— START OF SUPPLIED DATA —

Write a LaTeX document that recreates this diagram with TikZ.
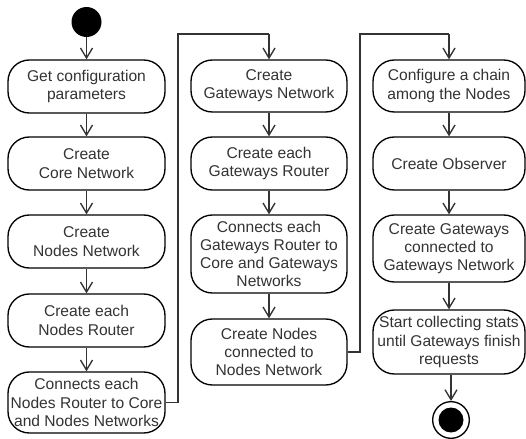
\documentclass[tikz,border=0pt]{standalone}
\usepackage{fontspec}
\setmainfont{Liberation Sans}
\usetikzlibrary{arrows.meta}
\definecolor{ink}{HTML}{333333}
\begin{document}
\begin{tikzpicture}[x=0.75pt,y=-0.75pt,
  act/.style={draw=black,line width=1pt,rounded corners=16pt,align=center,
    text=ink,inner sep=1pt,font=\fontsize{11.7pt}{13.7pt}\selectfont},
  c1/.style={act,minimum width=117.75pt},
  c2/.style={act,minimum width=117pt},
  c3/.style={act,minimum width=114pt},
  flow/.style={draw=ink,line width=1pt,-{Straight Barb[length=7.5pt,width=9pt,line width=1pt]}},
  link/.style={draw=ink,line width=1pt}]
\useasboundingbox (0,0) rectangle (526,439);

% start
\node[circle,fill=black,minimum size=22.5pt,inner sep=0pt] (start) at (86.5,22) {};

% first column
\node[c1,minimum height=39.75pt] (a1) at (86.5,86.5) {Get configuration\\parameters};
\node[c1,minimum height=39.75pt] (a2) at (86.5,163.5) {Create\\Core Network};
\node[c1,minimum height=39.75pt] (a3) at (86.5,241.5) {Create\\Nodes Network};
\node[c1,minimum height=39.75pt] (a4) at (86.5,320.5) {Create each\\Nodes Router};
\node[c1,minimum height=45.75pt] (a5) at (86.5,402.5) {Connects each\\Nodes Router to Core\\and Nodes Networks};

% second column
\node[c2,minimum height=39pt] (b1) at (269,86) {Create\\Gateways Network};
\node[c2,minimum height=39.75pt] (b2) at (269,163.5) {Create each\\Gateways Router};
\node[c2,minimum height=58.5pt] (b3) at (269,254) {Connects each\\Gateways Router to\\Core and Gateways\\Networks};
\node[c2,minimum height=49.5pt] (b4) at (269,352) {Create Nodes\\connected to\\Nodes Network};

% third column
\node[c3,minimum height=39pt] (d1) at (449,86) {Configure a chain\\among the Nodes};
\node[c3,minimum height=39.75pt] (d2) at (449,163.5) {Create Observer};
\node[c3,minimum height=50.25pt] (d3) at (449,248.5) {Create Gateways\\connected to\\Gateways Network};
\node[c3,minimum height=48pt] (d4) at (449,342) {Start collecting stats\\until Gateways finish\\requests};

% end
\node[circle,draw=black,line width=1pt,minimum size=27.5pt,inner sep=0pt] (stop) at (451,420) {};
\node[circle,fill=black,minimum size=18.75pt,inner sep=0pt] (stopdot) at (stop.center) {};

% column-switch corners
\coordinate (k1) at (178,402.5);
\coordinate (k2) at (178,34);
\coordinate (k3) at (269,34);
\coordinate (m1) at (360,352);
\coordinate (m2) at (360,34);
\coordinate (m3) at (449,34);

% flow
\draw[flow] (start) -- (a1);
\draw[flow] (a1) -- (a2);
\draw[flow] (a2) -- (a3);
\draw[flow] (a3) -- (a4);
\draw[flow] (a4) -- (a5);
\draw[link] (a5.east) -- (k1) -- (k2) -- (k3);
\draw[flow] (k3) -- (b1);
\draw[flow] (b1) -- (b2);
\draw[flow] (b2) -- (b3);
\draw[flow] (b3) -- (b4);
\draw[link] (b4.east) -- (m1) -- (m2) -- (m3);
\draw[flow] (m3) -- (d1);
\draw[flow] (d1) -- (d2);
\draw[flow] (d2) -- (d3);
\draw[flow] (d3) -- (d4);
\draw[flow] (d4.south -| stop) -- (stop);
\end{tikzpicture}
\end{document}
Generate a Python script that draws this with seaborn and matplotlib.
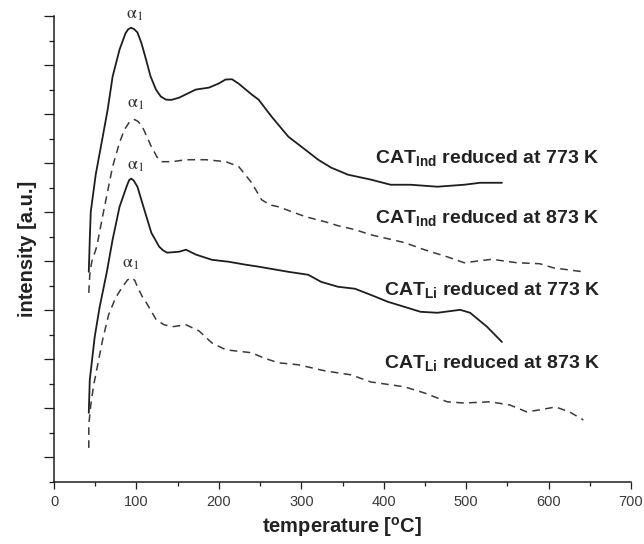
import numpy as np
import seaborn as sns
import matplotlib.pyplot as plt
from matplotlib.ticker import MultipleLocator, FixedLocator, NullFormatter

# temperature [C] / intensity [a.u.]
t_ind_773 = [42.2, 43.4, 44.6, 50.6, 57.8, 65.1, 71.1, 79.5, 86.7, 90.0, 93.6, 97.0, 101.2,
             106.0, 111.7, 117.0, 123.7, 129.5, 135.8, 142.5, 151.8, 171.9, 188.0, 200.0,
             208.1, 216.0, 224.1, 239.8, 248.2, 263.9, 284.3, 304.8, 320.5, 336.1, 356.6,
             384.3, 408.4, 432.5, 465.1, 497.6, 516.9, 543.4]
i_ind_773 = [8.57, 9.88, 11.02, 12.53, 13.84, 15.18, 16.53, 17.63, 18.29, 18.46, 18.52, 18.47, 18.33,
             17.90, 17.22, 16.55, 16.00, 15.72, 15.59, 15.58, 15.67, 16.00, 16.08, 16.25,
             16.41, 16.42, 16.24, 15.80, 15.59, 14.90, 14.08, 13.55, 13.14, 12.82, 12.53,
             12.33, 12.12, 12.12, 12.04, 12.12, 12.20, 12.20]

t_ind_873 = [42.2, 43.4, 45.8, 51.8, 60.2, 71.1, 79.5, 85.5, 92.0, 97.6, 102.0, 107.2, 118.1,
             125.0, 130.1, 143.4, 160.2, 184.3, 208.4, 224.1, 239.8, 251.8, 262.0, 272.3, 304.8,
             328.9, 344.6, 365.1, 384.3, 425.3, 449.4, 477.1, 497.6, 531.0, 561.4, 589.2, 606.0,
             642.2]
i_ind_873 = [7.71, 8.45, 8.98, 9.59, 11.04, 12.86, 13.84, 14.37, 14.70, 14.78, 14.70, 14.49, 13.67,
             13.25, 13.06, 13.06, 13.14, 13.14, 13.06, 12.86, 12.20, 11.51, 11.30, 11.22, 10.82,
             10.61, 10.45, 10.29, 10.08, 9.76, 9.47, 9.18, 8.94, 9.08, 8.94, 8.90, 8.73,
             8.57]

t_li_773 = [42.2, 43.4, 49.4, 55.4, 63.9, 71.1, 79.5, 88.0, 91.0, 93.6, 96.5, 101.2, 109.6,
            118.1, 127.7, 132.5, 137.3, 151.8, 160.2, 172.3, 191.6, 212.0, 232.5, 248.2,
            284.3, 308.4, 324.1, 344.6, 365.1, 384.3, 404.8, 425.3, 444.6, 465.1, 492.8,
            504.8, 525.3, 543.4]
i_li_773 = [2.82, 4.16, 5.92, 7.14, 8.53, 9.88, 11.22, 12.04, 12.30, 12.37, 12.30, 12.04, 11.10,
            10.16, 9.59, 9.44, 9.35, 9.39, 9.47, 9.27, 9.06, 8.98, 8.86, 8.78,
            8.57, 8.45, 8.16, 7.96, 7.88, 7.63, 7.35, 7.14, 6.94, 6.90, 7.02,
            6.90, 6.33, 5.71]

t_li_873 = [42.2, 42.2, 44.6, 48.2, 53.0, 59.0, 66.3, 74.7, 83.1, 89.2, 94.0, 98.0, 101.2,
            107.2, 112.0, 124.1, 133.7, 143.4, 160.2, 175.9, 191.6, 208.4, 239.8, 254.2,
            272.3, 296.4, 328.9, 360.2, 384.3, 425.3, 449.4, 477.1, 497.6, 528.9, 553.0,
            573.5, 589.2, 608.4, 625.3, 642.2]
i_li_873 = [1.39, 2.33, 3.14, 3.96, 4.78, 5.80, 6.82, 7.51, 7.96, 8.24, 8.33, 8.22, 7.96,
            7.55, 7.31, 6.61, 6.41, 6.33, 6.41, 6.16, 5.67, 5.39, 5.27, 5.06,
            4.86, 4.78, 4.53, 4.37, 4.08, 3.88, 3.63, 3.27, 3.22, 3.27, 3.14,
            2.86, 2.94, 3.06, 2.86, 2.53]

curve_labels = [r"CAT$_{\mathbf{Ind}}$ reduced at 773 K",
                r"CAT$_{\mathbf{Ind}}$ reduced at 873 K",
                r"CAT$_{\mathbf{Li}}$ reduced at 773 K",
                r"CAT$_{\mathbf{Li}}$ reduced at 873 K"]
label_y = [13.02, 10.57, 7.63, 4.65]
alpha_x = [87.5, 88.5, 88.5, 82.0]
alpha_y = [19.05, 15.43, 12.9, 8.9]

sns.set_style("ticks")
plt.rcParams['font.family'] = ['Liberation Sans', 'DejaVu Sans']
plt.rcParams['mathtext.fontset'] = 'custom'
plt.rcParams['mathtext.rm'] = 'Liberation Sans:bold'
plt.rcParams['mathtext.bf'] = 'Liberation Sans:bold'
plt.rcParams['mathtext.it'] = 'Liberation Sans:bold'

fig = plt.figure(figsize=(6.44, 5.44), dpi=100)
ax = fig.add_axes([54 / 644, 62 / 544, 577 / 644, 466 / 544])

ink = '#1e1e1e'
curves = [(t_ind_773, i_ind_773, '-'), (t_ind_873, i_ind_873, '--'),
          (t_li_773, i_li_773, '-'), (t_li_873, i_li_873, '--')]
for t, i, ls in curves:
    sns.lineplot(x=t, y=i, ax=ax, sort=False, estimator=None,
                 color=ink if ls == '-' else '#3a3a3a',
                 lw=1.3 if ls == '-' else 1.1, linestyle=ls)
for line in ax.lines:
    if line.get_linestyle() == '--':
        line.set_dashes((5, 3.5))

for txt, y in zip(curve_labels, label_y):
    ax.text(662, y, txt, ha='right', va='baseline', fontsize=14, fontweight='bold', color='#222222')

for x, y in zip(alpha_x, alpha_y):
    ax.text(x, y, r"$\mathrm{\alpha}_1$", ha='left', va='center', fontsize=13, color='#333333',
            math_fontfamily='stix', clip_on=False)

ax.set_xlim(0, 700)
ax.set_ylim(0, 19)
ax.xaxis.set_major_locator(MultipleLocator(100))
ax.xaxis.set_minor_locator(FixedLocator(np.arange(50, 700, 100)))
ax.yaxis.set_major_locator(FixedLocator(np.arange(1, 20, 2)))
ax.yaxis.set_minor_locator(FixedLocator(np.arange(0, 19, 2)))
ax.yaxis.set_major_formatter(NullFormatter())

ax.tick_params(axis='x', which='major', length=5, width=0.9, color=ink, labelsize=10.5,
               labelcolor='#3a3a3a', pad=4)
ax.tick_params(axis='x', which='minor', length=3, width=0.9, color=ink)
ax.tick_params(axis='y', which='major', length=7, width=0.9, color=ink)
ax.tick_params(axis='y', which='minor', length=3.5, width=0.9, color=ink)

sns.despine(ax=ax)
for s in ['left', 'bottom']:
    ax.spines[s].set_linewidth(1.1)
    ax.spines[s].set_color(ink)

ax.set_xlabel(r"temperature [$^{\mathrm{o}}$C]", fontsize=14.5, fontweight='bold', color='#222222', labelpad=5)
ax.set_ylabel("intensity [a.u.]", fontsize=14.5, fontweight='bold', color='#222222', labelpad=2)

fig.savefig('out.png', dpi=100)
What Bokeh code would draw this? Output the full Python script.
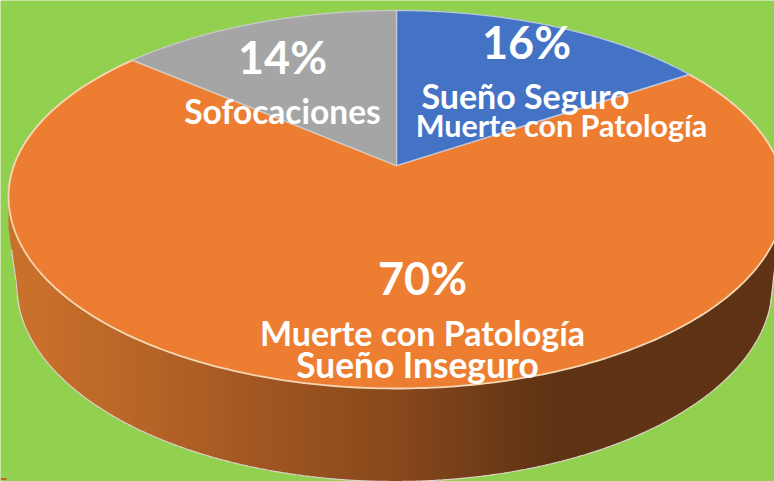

— END OF SUPPLIED DATA —

Copy only the part of the records that runs from the first line to the line with "size=22.5pt,inner sep=0pt] (start)", ends included, leaving pictures out.

[WRITTEN SOLUTION]
Write a LaTeX document that recreates this diagram with TikZ.
\documentclass[tikz,border=0pt]{standalone}
\usepackage{fontspec}
\setmainfont{Liberation Sans}
\usetikzlibrary{arrows.meta}
\definecolor{ink}{HTML}{333333}
\begin{document}
\begin{tikzpicture}[x=0.75pt,y=-0.75pt,
  act/.style={draw=black,line width=1pt,rounded corners=16pt,align=center,
    text=ink,inner sep=1pt,font=\fontsize{11.7pt}{13.7pt}\selectfont},
  c1/.style={act,minimum width=117.75pt},
  c2/.style={act,minimum width=117pt},
  c3/.style={act,minimum width=114pt},
  flow/.style={draw=ink,line width=1pt,-{Straight Barb[length=7.5pt,width=9pt,line width=1pt]}},
  link/.style={draw=ink,line width=1pt}]
\useasboundingbox (0,0) rectangle (526,439);

% start
\node[circle,fill=black,minimum size=22.5pt,inner sep=0pt] (start) at (86.5,22) {};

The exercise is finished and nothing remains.